Possible « blanchiment de fraude fiscale »

 

Selon une source proche de l’enquête, Alain Masson a également confirmé qu’une partie, « infime », des indemnités des élus versées à l’association (plusieurs centaines de milliers d’euros par an, ces dernières années) avait notamment servi à financer l’acquisition et la rénovation du local du PS brestois, jusqu’en 2011 ou 2012 (faits prescrits). Autre information, déterminée par l’enquête cette fois-ci : le compte bancaire de l’association s’élevait à 68 523 € au moment où l’association a mis un terme au dispositif, le 1er janvier dernier.
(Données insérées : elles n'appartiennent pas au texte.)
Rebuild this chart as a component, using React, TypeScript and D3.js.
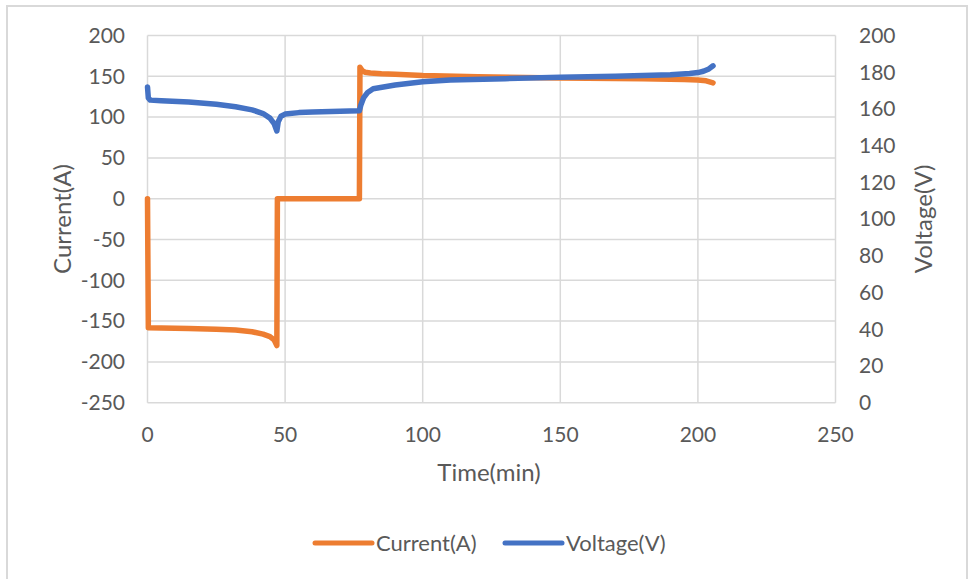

Ce montant aurait depuis baissé, autour de 50 000 €. L’association, dont l’enquête a également constaté le fonctionnement très opaque, aurait reversé de l’argent aux élus qui déclaraient au fisc davantage que ce qu’ils percevaient en réalité (version corrigée du montant officiel voté en conseil), et qui payaient donc trop d’impôts.
Ouverte pour « détournement de fonds publics », l’enquête préliminaire pourrait désormais s’étendre à d’éventuelles infractions de « blanchiment de fraude fiscale » et d’« abus de confiance », selon une source proche de l’enquête.

 

« Aucune infraction pénale »

 

Contacté, Alain Masson n’a pas souhaité commenter ces développements. « Il n’y a aucune infraction pénale, car il n’y a aucun détournement d’argent public », réagit Me Thierry Fillion, qui a assisté Alain Masson et Jean-Luc Polard lors de leurs auditions. L’avocat, qui « déplore que le contenu de certains PV ait été divulgué », affirme que « l’argent de l’association et des élus a intégralement été reversé aux élus, conformément à l’objet de l’association ».